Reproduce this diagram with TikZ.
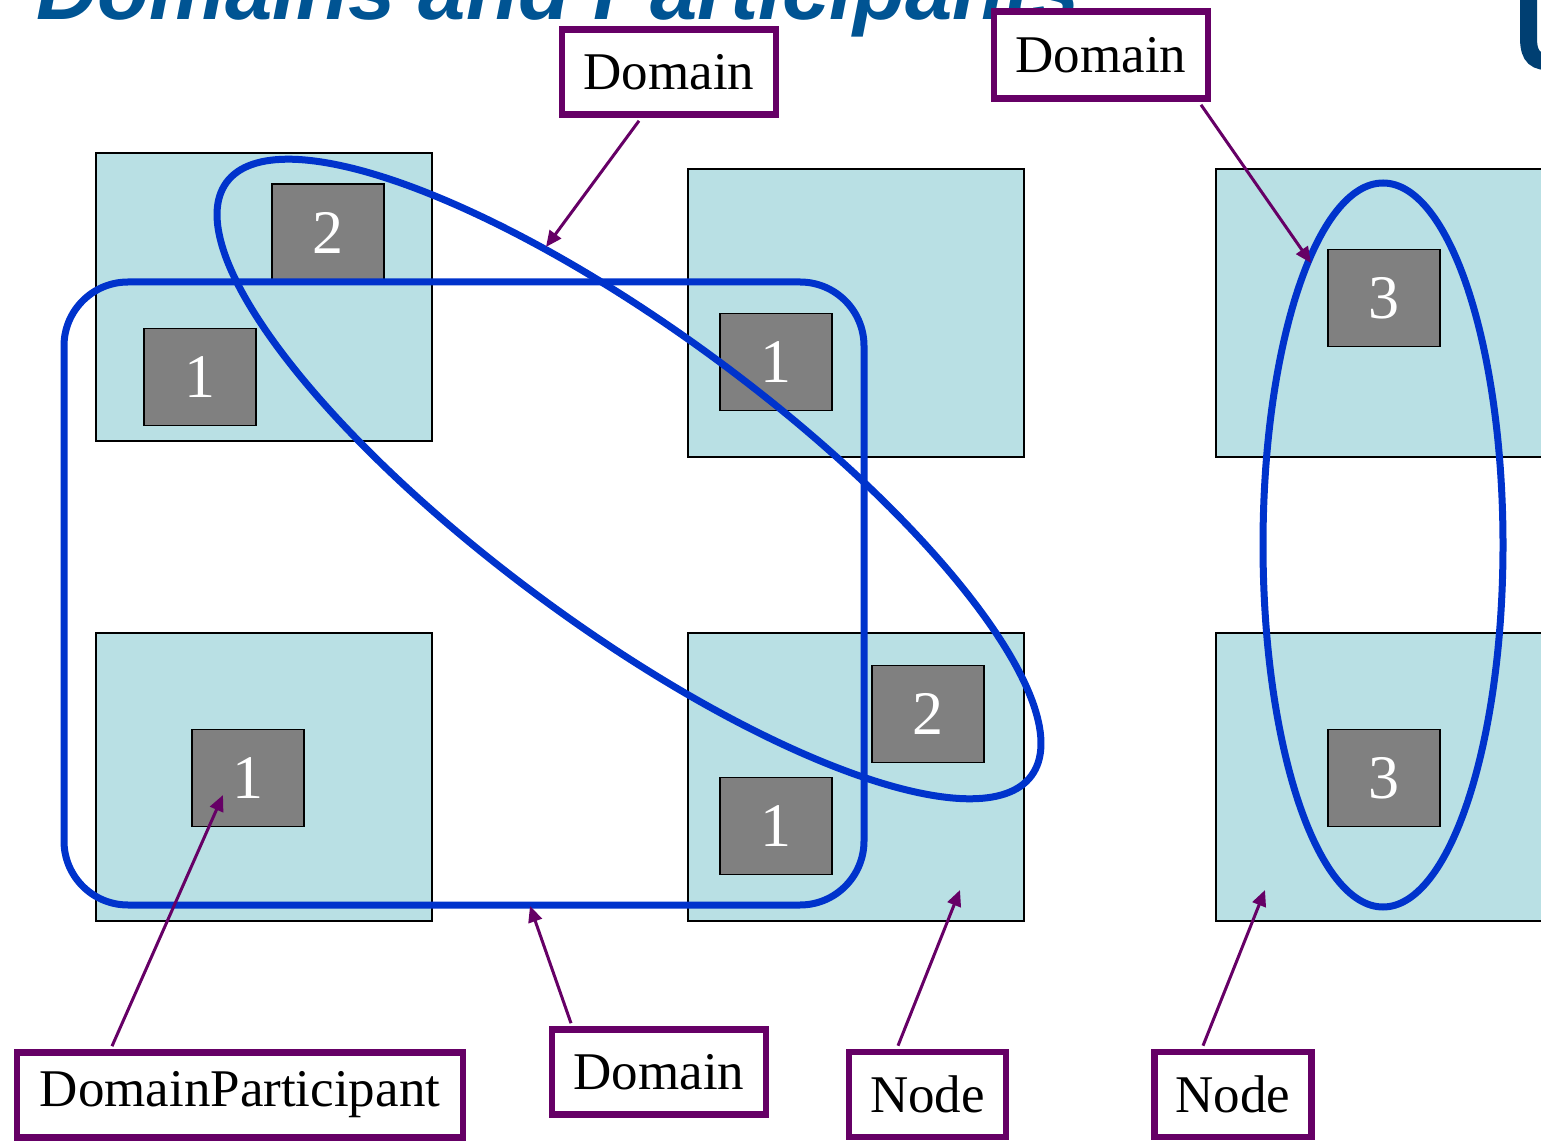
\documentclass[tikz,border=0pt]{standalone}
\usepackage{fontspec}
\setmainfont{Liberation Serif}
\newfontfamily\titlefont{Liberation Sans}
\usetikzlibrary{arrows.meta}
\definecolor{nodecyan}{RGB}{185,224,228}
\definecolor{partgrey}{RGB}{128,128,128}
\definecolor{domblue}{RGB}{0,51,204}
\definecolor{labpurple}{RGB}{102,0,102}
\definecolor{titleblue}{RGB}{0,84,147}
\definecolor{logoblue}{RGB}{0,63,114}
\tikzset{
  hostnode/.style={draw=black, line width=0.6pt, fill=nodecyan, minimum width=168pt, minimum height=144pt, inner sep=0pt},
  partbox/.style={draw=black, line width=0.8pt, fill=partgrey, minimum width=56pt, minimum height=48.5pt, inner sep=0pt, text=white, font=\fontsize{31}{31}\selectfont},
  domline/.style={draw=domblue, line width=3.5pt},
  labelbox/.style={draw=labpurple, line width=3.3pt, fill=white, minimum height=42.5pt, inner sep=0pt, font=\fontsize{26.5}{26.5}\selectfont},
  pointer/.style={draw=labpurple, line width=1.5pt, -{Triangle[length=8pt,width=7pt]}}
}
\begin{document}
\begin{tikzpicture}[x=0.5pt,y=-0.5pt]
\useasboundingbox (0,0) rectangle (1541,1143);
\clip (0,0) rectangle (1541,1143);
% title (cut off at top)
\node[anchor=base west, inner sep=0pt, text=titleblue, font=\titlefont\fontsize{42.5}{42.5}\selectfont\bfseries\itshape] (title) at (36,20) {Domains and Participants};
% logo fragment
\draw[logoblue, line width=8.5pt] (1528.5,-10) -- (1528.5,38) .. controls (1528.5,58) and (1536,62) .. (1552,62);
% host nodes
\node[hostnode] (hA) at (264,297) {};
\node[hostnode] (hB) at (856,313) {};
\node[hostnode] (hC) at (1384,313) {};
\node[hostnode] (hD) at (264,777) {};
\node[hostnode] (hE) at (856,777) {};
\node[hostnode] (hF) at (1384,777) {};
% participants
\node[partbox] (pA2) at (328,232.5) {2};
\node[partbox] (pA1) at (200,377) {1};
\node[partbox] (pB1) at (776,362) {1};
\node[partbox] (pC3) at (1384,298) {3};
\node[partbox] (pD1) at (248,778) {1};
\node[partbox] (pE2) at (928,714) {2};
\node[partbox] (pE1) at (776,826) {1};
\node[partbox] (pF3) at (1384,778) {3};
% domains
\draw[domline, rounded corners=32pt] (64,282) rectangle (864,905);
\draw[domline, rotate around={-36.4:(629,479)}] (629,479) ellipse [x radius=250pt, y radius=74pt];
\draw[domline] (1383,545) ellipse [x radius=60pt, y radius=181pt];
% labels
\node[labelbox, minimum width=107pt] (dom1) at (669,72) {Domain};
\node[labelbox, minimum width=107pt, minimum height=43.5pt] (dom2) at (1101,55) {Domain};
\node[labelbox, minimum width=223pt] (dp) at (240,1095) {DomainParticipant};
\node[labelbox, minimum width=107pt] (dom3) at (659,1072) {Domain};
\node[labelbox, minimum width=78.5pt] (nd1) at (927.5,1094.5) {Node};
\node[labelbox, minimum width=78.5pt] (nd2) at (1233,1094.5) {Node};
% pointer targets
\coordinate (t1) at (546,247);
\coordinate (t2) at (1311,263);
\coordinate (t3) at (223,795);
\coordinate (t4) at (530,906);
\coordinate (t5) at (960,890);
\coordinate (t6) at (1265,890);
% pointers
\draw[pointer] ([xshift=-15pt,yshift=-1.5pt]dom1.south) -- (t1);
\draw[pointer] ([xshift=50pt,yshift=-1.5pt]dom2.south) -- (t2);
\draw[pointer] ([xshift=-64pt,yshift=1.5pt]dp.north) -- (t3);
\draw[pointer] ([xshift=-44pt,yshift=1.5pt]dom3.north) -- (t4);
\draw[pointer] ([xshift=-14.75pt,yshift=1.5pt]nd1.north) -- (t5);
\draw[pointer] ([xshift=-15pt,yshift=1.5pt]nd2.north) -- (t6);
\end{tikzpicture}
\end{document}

◆ Stated goal
Reproduce every line of the material precisely, omitting its pictures.

◆ Result for this task
Reproduce this diagram with TikZ.
\documentclass[tikz,border=0pt]{standalone}
\usepackage{fontspec}
\setmainfont{Liberation Serif}
\newfontfamily\titlefont{Liberation Sans}
\usetikzlibrary{arrows.meta}
\definecolor{nodecyan}{RGB}{185,224,228}
\definecolor{partgrey}{RGB}{128,128,128}
\definecolor{domblue}{RGB}{0,51,204}
\definecolor{labpurple}{RGB}{102,0,102}
\definecolor{titleblue}{RGB}{0,84,147}
\definecolor{logoblue}{RGB}{0,63,114}
\tikzset{
  hostnode/.style={draw=black, line width=0.6pt, fill=nodecyan, minimum width=168pt, minimum height=144pt, inner sep=0pt},
  partbox/.style={draw=black, line width=0.8pt, fill=partgrey, minimum width=56pt, minimum height=48.5pt, inner sep=0pt, text=white, font=\fontsize{31}{31}\selectfont},
  domline/.style={draw=domblue, line width=3.5pt},
  labelbox/.style={draw=labpurple, line width=3.3pt, fill=white, minimum height=42.5pt, inner sep=0pt, font=\fontsize{26.5}{26.5}\selectfont},
  pointer/.style={draw=labpurple, line width=1.5pt, -{Triangle[length=8pt,width=7pt]}}
}
\begin{document}
\begin{tikzpicture}[x=0.5pt,y=-0.5pt]
\useasboundingbox (0,0) rectangle (1541,1143);
\clip (0,0) rectangle (1541,1143);
% title (cut off at top)
\node[anchor=base west, inner sep=0pt, text=titleblue, font=\titlefont\fontsize{42.5}{42.5}\selectfont\bfseries\itshape] (title) at (36,20) {Domains and Participants};
% logo fragment
\draw[logoblue, line width=8.5pt] (1528.5,-10) -- (1528.5,38) .. controls (1528.5,58) and (1536,62) .. (1552,62);
% host nodes
\node[hostnode] (hA) at (264,297) {};
\node[hostnode] (hB) at (856,313) {};
\node[hostnode] (hC) at (1384,313) {};
\node[hostnode] (hD) at (264,777) {};
\node[hostnode] (hE) at (856,777) {};
\node[hostnode] (hF) at (1384,777) {};
% participants
\node[partbox] (pA2) at (328,232.5) {2};
\node[partbox] (pA1) at (200,377) {1};
\node[partbox] (pB1) at (776,362) {1};
\node[partbox] (pC3) at (1384,298) {3};
\node[partbox] (pD1) at (248,778) {1};
\node[partbox] (pE2) at (928,714) {2};
\node[partbox] (pE1) at (776,826) {1};
\node[partbox] (pF3) at (1384,778) {3};
% domains
\draw[domline, rounded corners=32pt] (64,282) rectangle (864,905);
\draw[domline, rotate around={-36.4:(629,479)}] (629,479) ellipse [x radius=250pt, y radius=74pt];
\draw[domline] (1383,545) ellipse [x radius=60pt, y radius=181pt];
% labels
\node[labelbox, minimum width=107pt] (dom1) at (669,72) {Domain};
\node[labelbox, minimum width=107pt, minimum height=43.5pt] (dom2) at (1101,55) {Domain};
\node[labelbox, minimum width=223pt] (dp) at (240,1095) {DomainParticipant};
\node[labelbox, minimum width=107pt] (dom3) at (659,1072) {Domain};
\node[labelbox, minimum width=78.5pt] (nd1) at (927.5,1094.5) {Node};
\node[labelbox, minimum width=78.5pt] (nd2) at (1233,1094.5) {Node};
% pointer targets
\coordinate (t1) at (546,247);
\coordinate (t2) at (1311,263);
\coordinate (t3) at (223,795);
\coordinate (t4) at (530,906);
\coordinate (t5) at (960,890);
\coordinate (t6) at (1265,890);
% pointers
\draw[pointer] ([xshift=-15pt,yshift=-1.5pt]dom1.south) -- (t1);
\draw[pointer] ([xshift=50pt,yshift=-1.5pt]dom2.south) -- (t2);
\draw[pointer] ([xshift=-64pt,yshift=1.5pt]dp.north) -- (t3);
\draw[pointer] ([xshift=-44pt,yshift=1.5pt]dom3.north) -- (t4);
\draw[pointer] ([xshift=-14.75pt,yshift=1.5pt]nd1.north) -- (t5);
\draw[pointer] ([xshift=-15pt,yshift=1.5pt]nd2.north) -- (t6);
\end{tikzpicture}
\end{document}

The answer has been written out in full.